A ma gauche, Samuel, anti héros absolu, écrivain raté, professeur humilié par une élève, fils abandonné par sa mère, amoureux déconfit, ne trouvant d’intérêt à la vie que par le biais de son avatar Elfe dans le jeu vidéo Elfscape.
A ma droite, Faye, sa mère, qui a abandonné mari et enfant et accessoirement emprisonnée parce qu’elle vient de lancer des cailloux sur, croit-on, le candidat à la présidentielle. Et il y a le père de Faye, qui, en quittant sa Norvège natale, a emmené avec lui un Nix dont il n’a pu se débarrasser. Faye et Samuel devront donc se débarrasser du leur en remontant le cours de leur vie car « le seul moyen de se débarrasser d’un fantôme c’est de le ramener d’où il vient »

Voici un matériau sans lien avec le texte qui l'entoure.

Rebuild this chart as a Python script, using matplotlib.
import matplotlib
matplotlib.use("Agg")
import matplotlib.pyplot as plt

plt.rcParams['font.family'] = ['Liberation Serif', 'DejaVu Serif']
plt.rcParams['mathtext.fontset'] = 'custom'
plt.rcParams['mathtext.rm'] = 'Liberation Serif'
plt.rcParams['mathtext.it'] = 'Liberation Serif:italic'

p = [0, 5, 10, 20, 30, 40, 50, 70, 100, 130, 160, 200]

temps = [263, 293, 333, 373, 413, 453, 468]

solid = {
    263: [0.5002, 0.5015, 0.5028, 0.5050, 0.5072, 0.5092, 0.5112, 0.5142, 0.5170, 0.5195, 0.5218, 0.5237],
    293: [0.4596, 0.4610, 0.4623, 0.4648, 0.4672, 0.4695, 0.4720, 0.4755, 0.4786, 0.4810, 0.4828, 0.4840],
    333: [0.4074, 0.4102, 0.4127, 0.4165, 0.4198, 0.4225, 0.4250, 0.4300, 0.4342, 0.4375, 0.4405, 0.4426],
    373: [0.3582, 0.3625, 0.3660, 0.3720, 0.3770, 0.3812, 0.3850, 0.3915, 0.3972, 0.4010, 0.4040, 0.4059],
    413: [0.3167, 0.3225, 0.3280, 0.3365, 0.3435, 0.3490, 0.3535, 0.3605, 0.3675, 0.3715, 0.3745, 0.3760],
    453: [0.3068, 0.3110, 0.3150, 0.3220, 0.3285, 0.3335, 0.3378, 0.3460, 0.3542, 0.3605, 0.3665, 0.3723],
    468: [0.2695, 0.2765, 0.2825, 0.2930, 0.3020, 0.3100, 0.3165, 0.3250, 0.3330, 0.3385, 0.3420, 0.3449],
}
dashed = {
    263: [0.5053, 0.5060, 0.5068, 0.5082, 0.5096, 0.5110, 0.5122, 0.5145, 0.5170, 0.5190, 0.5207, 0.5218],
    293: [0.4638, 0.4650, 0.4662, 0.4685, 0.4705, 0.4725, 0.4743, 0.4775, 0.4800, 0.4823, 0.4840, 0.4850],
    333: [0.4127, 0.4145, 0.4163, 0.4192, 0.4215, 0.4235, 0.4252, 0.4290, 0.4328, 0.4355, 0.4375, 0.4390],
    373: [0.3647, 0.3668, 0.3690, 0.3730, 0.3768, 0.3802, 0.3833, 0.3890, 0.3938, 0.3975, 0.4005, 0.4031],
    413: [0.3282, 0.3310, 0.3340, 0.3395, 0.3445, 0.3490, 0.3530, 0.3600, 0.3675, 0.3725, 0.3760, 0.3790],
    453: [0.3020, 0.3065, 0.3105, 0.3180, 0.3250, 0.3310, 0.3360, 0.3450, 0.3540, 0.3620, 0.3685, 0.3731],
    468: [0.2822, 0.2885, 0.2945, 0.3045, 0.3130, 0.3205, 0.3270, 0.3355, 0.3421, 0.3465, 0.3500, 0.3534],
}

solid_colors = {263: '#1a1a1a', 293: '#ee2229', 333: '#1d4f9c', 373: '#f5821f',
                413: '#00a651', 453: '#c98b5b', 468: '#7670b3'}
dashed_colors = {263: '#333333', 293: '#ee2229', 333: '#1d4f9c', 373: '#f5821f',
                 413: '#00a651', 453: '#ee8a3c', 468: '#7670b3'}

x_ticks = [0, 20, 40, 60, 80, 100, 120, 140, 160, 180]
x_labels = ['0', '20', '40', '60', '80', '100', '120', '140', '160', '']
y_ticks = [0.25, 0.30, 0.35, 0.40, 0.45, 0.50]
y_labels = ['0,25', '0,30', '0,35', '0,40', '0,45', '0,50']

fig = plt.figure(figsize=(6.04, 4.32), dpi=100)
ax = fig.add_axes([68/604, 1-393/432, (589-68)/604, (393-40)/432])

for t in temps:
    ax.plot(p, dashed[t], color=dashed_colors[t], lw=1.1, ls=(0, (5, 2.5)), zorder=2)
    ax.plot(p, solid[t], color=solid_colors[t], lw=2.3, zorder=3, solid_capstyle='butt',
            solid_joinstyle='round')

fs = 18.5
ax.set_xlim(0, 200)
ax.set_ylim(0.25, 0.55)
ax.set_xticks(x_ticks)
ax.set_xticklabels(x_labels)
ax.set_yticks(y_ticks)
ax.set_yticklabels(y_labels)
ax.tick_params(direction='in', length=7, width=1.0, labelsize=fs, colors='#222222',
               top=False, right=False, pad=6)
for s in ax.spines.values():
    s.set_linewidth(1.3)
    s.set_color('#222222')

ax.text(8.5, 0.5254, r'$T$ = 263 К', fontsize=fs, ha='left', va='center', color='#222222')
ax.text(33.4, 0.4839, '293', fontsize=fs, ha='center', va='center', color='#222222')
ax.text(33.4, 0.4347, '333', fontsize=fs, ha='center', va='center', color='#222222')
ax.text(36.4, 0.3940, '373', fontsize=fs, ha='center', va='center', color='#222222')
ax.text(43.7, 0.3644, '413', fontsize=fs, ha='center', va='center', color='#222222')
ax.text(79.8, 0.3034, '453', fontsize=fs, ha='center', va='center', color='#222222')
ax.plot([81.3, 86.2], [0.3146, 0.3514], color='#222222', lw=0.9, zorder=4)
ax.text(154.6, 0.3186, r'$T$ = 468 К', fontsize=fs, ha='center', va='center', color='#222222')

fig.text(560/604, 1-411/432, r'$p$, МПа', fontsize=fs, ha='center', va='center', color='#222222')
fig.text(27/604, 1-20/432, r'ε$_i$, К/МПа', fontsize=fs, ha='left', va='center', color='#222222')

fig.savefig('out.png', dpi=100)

Et durant cette quête, Nanthan Hill va nous faire voyager dans le temps, depuis 1968 et ses manifestations anti Vietnam à Chicago jusqu’en 2011 et aux marches anti Wall Street de New-York, en faisant jaillir devant nous une série de personnages attachants, hallucinants ou déjantés, voire les trois à la fois.

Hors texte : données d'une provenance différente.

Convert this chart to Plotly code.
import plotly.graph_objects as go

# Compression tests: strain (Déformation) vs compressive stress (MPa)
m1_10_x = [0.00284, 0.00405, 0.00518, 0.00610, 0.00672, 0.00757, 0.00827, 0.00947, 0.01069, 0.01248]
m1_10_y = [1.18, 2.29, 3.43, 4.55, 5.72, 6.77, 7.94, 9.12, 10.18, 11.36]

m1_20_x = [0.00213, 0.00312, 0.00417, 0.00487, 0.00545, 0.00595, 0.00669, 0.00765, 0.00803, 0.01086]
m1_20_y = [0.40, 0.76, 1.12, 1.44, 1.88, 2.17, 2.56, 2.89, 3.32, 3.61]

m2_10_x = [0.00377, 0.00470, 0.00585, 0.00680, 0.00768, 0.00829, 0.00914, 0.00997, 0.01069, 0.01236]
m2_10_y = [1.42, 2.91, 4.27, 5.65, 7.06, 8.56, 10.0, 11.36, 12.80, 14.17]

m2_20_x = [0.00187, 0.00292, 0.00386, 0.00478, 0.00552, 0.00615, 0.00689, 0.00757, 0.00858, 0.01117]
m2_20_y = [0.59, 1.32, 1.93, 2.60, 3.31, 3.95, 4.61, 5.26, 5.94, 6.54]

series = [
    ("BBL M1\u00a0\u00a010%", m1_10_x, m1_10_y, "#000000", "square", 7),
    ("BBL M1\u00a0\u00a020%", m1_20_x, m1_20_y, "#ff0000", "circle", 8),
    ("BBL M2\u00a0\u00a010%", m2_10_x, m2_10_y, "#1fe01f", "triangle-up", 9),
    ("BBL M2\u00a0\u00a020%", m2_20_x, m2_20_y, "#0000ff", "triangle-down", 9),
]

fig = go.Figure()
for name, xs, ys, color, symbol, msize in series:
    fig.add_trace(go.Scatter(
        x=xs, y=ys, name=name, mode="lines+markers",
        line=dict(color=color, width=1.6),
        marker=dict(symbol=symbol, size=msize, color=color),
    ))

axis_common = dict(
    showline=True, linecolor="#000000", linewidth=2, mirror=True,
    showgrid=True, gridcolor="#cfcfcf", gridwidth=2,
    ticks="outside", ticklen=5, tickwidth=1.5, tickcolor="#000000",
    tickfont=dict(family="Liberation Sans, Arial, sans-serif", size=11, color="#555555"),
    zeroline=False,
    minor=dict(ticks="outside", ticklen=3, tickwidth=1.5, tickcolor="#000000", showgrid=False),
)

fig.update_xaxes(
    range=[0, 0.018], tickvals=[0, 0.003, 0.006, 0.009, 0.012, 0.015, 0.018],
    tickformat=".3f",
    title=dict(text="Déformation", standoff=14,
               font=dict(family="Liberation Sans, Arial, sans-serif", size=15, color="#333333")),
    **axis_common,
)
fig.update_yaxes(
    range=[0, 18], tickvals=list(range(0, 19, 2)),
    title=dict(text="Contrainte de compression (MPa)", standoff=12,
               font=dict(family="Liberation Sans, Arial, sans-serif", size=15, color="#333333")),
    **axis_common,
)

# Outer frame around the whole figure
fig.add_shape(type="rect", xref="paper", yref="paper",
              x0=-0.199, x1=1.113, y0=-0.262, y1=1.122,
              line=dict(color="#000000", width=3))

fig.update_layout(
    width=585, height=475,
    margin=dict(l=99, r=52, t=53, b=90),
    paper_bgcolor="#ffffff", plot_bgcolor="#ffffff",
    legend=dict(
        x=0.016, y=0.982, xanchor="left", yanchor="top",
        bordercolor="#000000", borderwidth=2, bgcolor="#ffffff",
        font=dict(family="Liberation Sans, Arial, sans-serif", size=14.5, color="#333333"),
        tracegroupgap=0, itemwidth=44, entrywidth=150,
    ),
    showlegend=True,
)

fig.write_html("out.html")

En signant un roman aussi ambitieux, Nathan Hill se place dans les héritiers directs d’un John Irving. Son écriture est aussi foisonnante et débridée, son sens de la narration aussi puissant et son humour aussi caustique ou franchement hilarant.
Avec, en passant, quelques scènes d’anthologie littéraire : Le dialogue surréaliste entre Sandra Pottsdam, l’étudiante qui envisage la tricherie comme un travail à part entière et son professeur Samuel, totalement médusé et perdant pied peu à peu ; ou la longue agonie de Pwnage, geek absolu ( jeu de mot réservé au gaming video signifiant l’annihilation totale d’un ennemi), devant son écran pendant que son avatar Elfe se fait posément massacrer par un orque au Cap de la falaise des « Eaux Brumeuses » ; ou le piège tordu tendu par Bishop au Berg avec des magazines porno.
Bien sûr, et comme à chaque fois, ce genre d’ouvrage volumineux suscite les mêmes réserves : Il est trop long et crée quelques sérieuses baisses de régime par moments. De plus, certains personnages sont trop fouillés pour le peu d’exposition dont ils jouissent ( Laura Pottsdam, l’étudiante) et d’autres qui ont pourtant un rôle plus important ne le sont pas assez ( Périwinkle, l’éditeur). Bref un sérieux élagage n’aurait nuit en rien, mais ceci ne gâche pas vraiment le plaisir de lecture que procure ce livre.